[Collected data entries]

◆ ◆ ◆ ◆

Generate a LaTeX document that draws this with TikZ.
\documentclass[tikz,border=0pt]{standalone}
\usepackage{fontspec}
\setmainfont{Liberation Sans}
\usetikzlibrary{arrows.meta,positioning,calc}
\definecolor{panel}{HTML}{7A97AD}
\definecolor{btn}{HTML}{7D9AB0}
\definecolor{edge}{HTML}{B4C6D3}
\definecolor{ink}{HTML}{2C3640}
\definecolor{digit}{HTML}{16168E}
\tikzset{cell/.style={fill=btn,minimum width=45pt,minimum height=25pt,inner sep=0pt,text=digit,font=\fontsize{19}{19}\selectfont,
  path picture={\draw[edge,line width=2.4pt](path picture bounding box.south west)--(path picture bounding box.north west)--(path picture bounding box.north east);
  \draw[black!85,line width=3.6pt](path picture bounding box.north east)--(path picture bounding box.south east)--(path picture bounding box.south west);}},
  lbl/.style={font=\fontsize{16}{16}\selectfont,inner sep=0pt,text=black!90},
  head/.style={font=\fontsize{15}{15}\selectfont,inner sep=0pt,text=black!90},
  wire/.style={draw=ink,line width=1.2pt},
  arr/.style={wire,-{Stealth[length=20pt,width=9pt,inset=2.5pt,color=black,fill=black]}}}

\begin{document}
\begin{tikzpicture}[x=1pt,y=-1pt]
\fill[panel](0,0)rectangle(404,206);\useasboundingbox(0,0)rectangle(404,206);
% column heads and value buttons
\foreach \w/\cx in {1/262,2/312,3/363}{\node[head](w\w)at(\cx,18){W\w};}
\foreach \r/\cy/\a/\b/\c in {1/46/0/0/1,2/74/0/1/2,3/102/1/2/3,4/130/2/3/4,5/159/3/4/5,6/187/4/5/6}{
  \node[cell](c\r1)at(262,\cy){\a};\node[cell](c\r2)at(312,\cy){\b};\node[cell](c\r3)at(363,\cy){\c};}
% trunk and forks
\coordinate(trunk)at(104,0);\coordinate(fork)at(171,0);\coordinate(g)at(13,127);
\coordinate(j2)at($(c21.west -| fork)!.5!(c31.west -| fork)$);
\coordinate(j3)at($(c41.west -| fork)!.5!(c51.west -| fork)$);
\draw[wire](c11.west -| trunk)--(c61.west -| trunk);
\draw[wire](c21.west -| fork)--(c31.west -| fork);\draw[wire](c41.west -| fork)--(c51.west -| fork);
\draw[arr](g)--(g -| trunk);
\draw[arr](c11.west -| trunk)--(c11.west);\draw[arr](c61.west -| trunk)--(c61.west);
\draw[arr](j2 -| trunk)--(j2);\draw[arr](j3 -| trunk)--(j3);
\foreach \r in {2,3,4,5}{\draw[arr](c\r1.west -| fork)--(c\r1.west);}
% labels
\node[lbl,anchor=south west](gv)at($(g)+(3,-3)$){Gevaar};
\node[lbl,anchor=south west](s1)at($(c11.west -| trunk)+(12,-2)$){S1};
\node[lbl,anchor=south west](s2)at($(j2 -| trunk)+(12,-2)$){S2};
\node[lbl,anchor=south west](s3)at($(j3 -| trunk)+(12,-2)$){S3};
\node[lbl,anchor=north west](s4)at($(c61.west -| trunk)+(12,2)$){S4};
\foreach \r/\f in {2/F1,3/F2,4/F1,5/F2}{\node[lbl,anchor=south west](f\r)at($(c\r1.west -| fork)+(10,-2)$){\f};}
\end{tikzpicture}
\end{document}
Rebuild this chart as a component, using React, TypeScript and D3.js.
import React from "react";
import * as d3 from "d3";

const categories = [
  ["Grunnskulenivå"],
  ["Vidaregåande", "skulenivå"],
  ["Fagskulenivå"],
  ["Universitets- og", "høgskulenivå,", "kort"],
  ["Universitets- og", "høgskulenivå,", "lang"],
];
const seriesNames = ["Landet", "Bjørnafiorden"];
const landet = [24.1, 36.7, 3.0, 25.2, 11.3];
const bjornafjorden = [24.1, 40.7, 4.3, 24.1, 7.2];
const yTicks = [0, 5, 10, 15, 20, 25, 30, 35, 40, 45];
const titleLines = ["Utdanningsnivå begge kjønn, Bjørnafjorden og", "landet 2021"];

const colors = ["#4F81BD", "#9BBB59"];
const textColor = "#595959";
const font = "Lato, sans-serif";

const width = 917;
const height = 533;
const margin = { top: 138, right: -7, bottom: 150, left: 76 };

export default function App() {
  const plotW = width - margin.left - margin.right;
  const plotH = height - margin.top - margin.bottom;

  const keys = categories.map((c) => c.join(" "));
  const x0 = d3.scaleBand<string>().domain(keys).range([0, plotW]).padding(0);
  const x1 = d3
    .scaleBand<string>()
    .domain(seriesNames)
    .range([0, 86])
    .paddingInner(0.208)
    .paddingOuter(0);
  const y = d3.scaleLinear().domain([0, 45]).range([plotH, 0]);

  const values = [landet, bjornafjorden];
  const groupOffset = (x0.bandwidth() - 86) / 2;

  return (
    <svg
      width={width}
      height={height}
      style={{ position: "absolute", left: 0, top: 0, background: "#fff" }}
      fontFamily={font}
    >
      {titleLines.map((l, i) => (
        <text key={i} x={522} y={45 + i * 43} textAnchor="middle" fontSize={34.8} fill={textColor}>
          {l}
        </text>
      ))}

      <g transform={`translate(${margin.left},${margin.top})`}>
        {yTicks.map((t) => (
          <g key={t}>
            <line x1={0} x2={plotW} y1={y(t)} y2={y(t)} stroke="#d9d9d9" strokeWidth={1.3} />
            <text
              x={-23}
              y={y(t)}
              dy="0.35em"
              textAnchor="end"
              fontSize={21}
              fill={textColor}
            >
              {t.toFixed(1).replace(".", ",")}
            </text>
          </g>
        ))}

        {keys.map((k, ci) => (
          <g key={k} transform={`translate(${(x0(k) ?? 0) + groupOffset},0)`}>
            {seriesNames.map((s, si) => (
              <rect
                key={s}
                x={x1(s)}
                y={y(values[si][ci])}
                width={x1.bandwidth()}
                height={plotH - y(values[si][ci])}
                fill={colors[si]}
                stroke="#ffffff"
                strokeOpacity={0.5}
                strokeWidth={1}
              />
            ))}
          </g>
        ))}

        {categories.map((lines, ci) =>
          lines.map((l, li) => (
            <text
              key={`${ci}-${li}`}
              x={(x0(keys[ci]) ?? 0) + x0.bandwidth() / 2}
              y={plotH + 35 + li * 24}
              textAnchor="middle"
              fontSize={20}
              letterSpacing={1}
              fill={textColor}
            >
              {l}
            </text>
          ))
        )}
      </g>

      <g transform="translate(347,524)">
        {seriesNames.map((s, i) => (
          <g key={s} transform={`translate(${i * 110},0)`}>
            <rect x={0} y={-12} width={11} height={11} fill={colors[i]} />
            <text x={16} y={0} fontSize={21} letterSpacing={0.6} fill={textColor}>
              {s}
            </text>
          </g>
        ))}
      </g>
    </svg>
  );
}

◆ ◆ ◆ ◆

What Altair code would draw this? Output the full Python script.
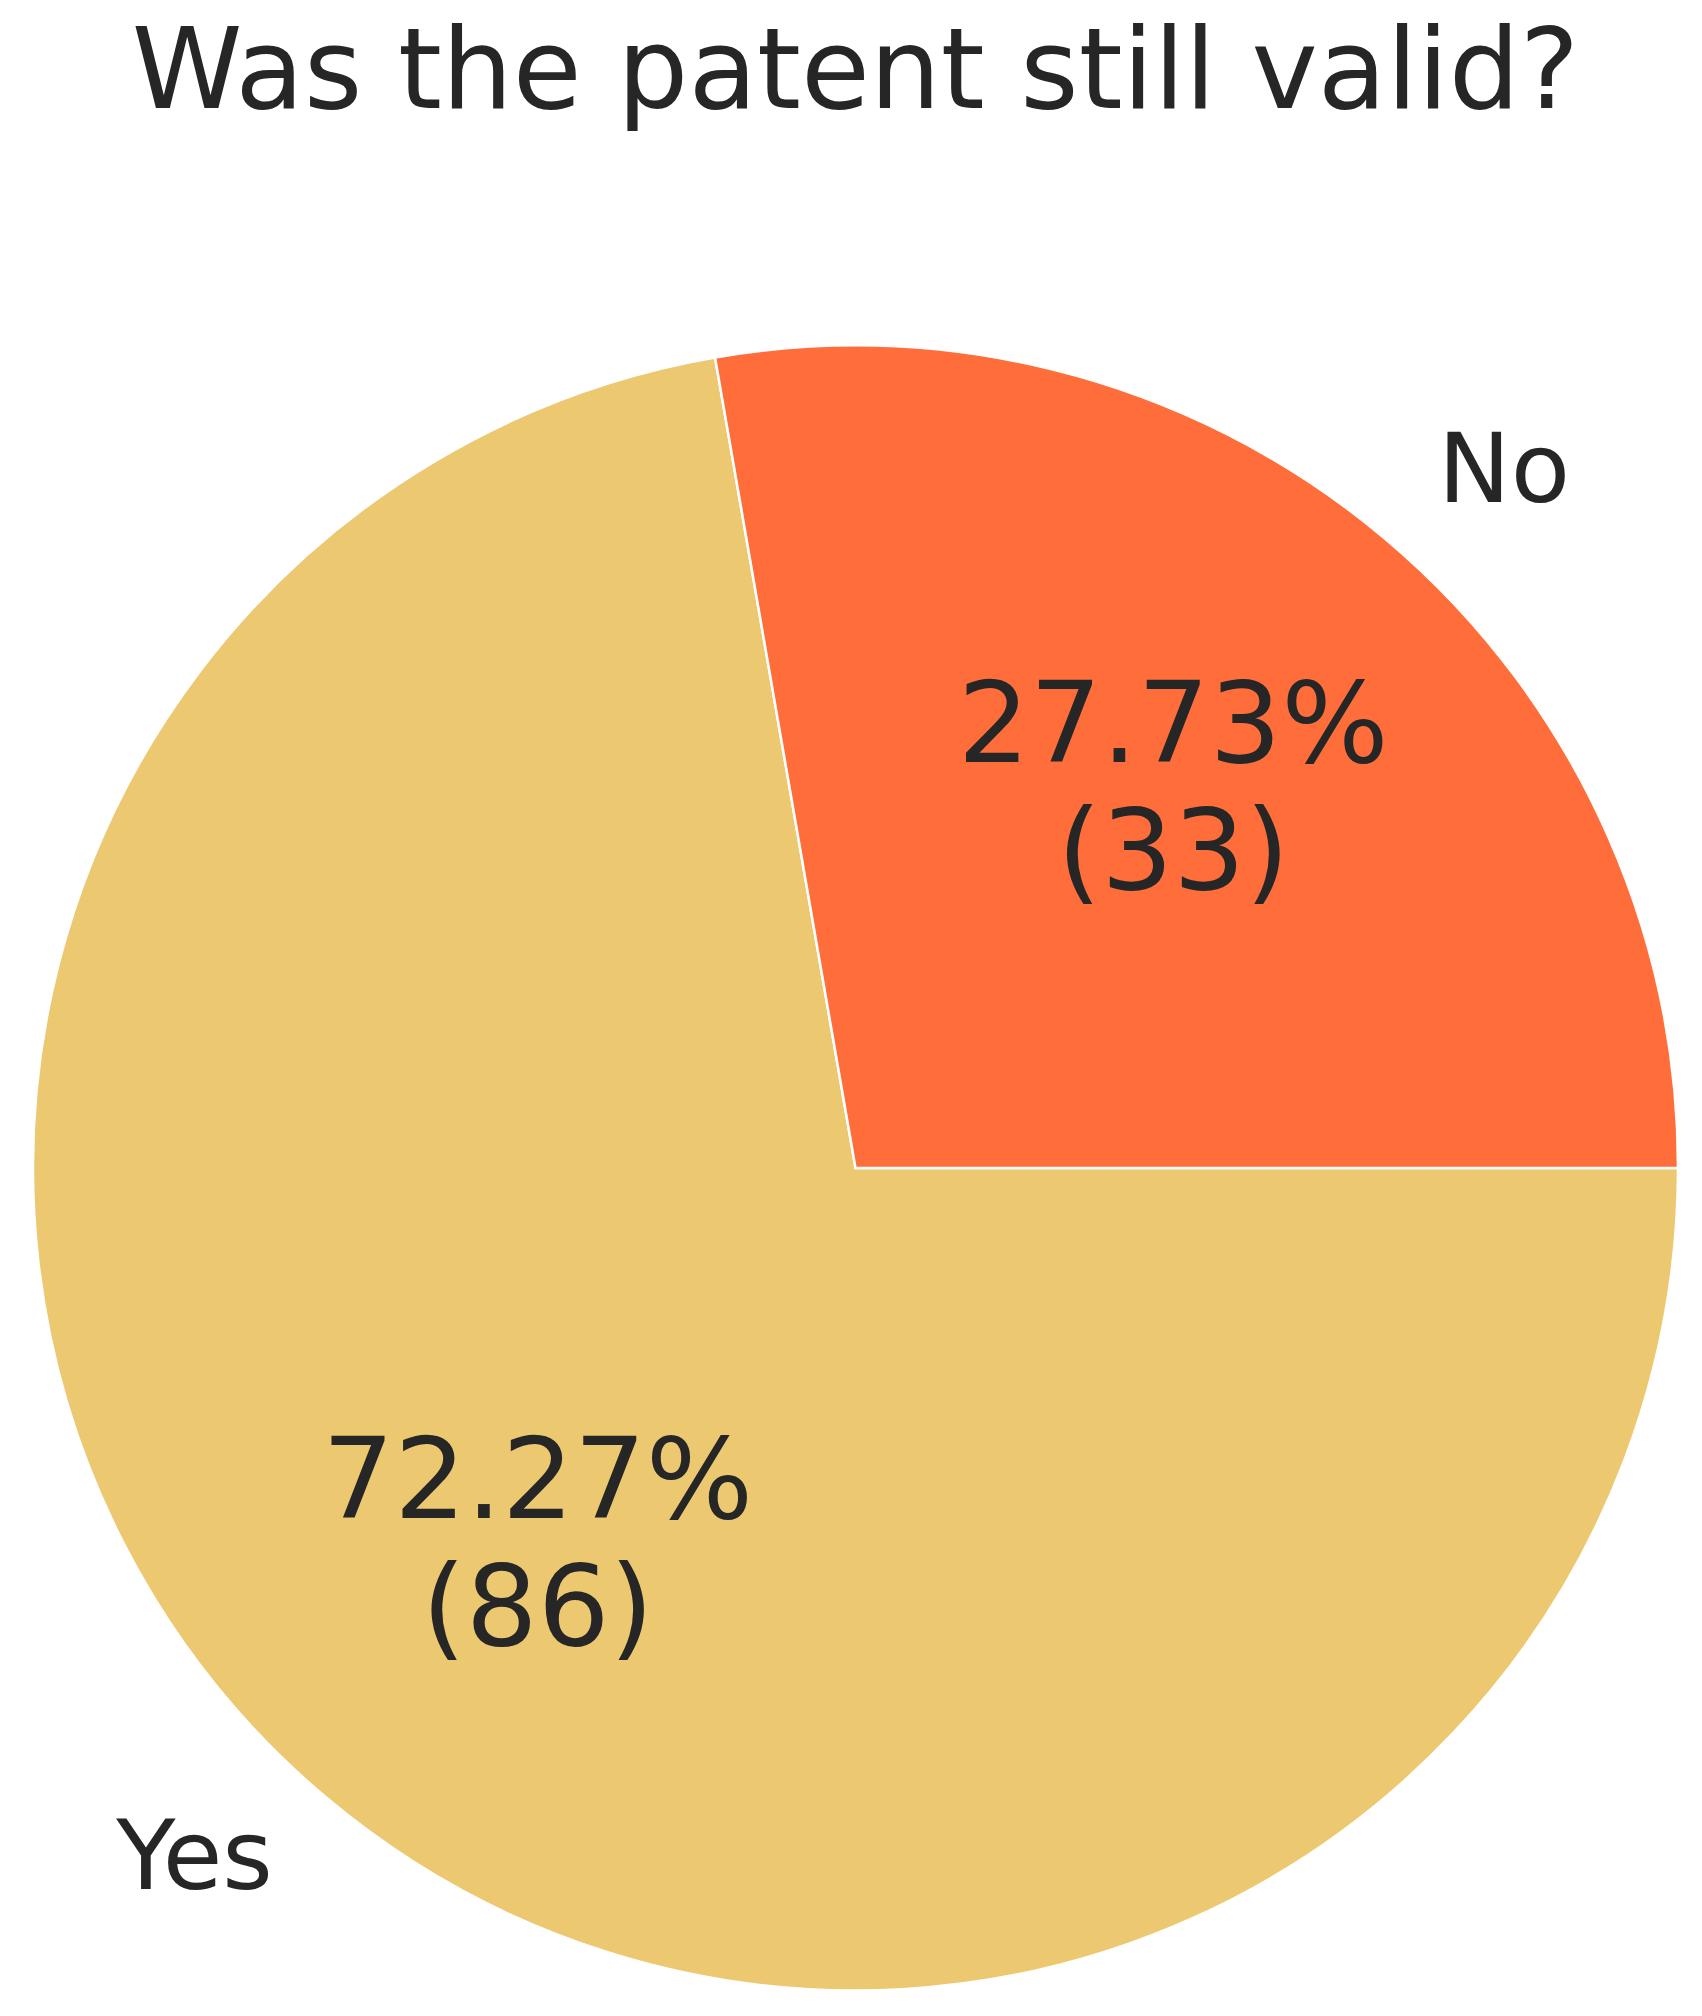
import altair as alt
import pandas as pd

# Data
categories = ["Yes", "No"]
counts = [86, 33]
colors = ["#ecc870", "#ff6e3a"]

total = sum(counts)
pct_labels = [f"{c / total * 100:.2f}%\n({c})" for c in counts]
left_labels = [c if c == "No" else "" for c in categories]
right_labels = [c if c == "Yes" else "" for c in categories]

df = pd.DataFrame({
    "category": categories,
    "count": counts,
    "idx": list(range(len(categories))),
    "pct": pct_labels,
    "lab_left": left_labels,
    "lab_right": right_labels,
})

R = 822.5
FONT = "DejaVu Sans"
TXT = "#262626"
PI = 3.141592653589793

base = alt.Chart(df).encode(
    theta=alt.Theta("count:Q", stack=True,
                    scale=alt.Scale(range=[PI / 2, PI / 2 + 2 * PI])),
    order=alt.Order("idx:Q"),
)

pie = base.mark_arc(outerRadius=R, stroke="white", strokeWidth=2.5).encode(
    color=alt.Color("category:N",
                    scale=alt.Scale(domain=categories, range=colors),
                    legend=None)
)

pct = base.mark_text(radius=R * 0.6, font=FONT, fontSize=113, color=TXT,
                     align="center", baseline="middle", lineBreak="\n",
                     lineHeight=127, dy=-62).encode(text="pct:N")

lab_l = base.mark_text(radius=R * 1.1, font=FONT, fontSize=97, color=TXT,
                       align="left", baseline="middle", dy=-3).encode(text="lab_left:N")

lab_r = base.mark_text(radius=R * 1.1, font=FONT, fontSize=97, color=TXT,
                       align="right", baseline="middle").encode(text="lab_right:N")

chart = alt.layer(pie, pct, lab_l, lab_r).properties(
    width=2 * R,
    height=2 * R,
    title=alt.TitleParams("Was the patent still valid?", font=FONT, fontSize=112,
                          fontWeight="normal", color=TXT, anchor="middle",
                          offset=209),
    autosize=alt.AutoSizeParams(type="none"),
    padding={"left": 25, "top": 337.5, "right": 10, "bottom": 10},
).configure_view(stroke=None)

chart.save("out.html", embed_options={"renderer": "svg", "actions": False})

◆ ◆ ◆ ◆

◆ Your task ◆
Transcribe the lines beginning at the one that contains "Rebuild this chart" and ending at the one that contains "import * as", with nothing added or left out.

◆ Task result ◆
Rebuild this chart as a component, using React, TypeScript and D3.js.
import React from "react";
import * as d3 from "d3";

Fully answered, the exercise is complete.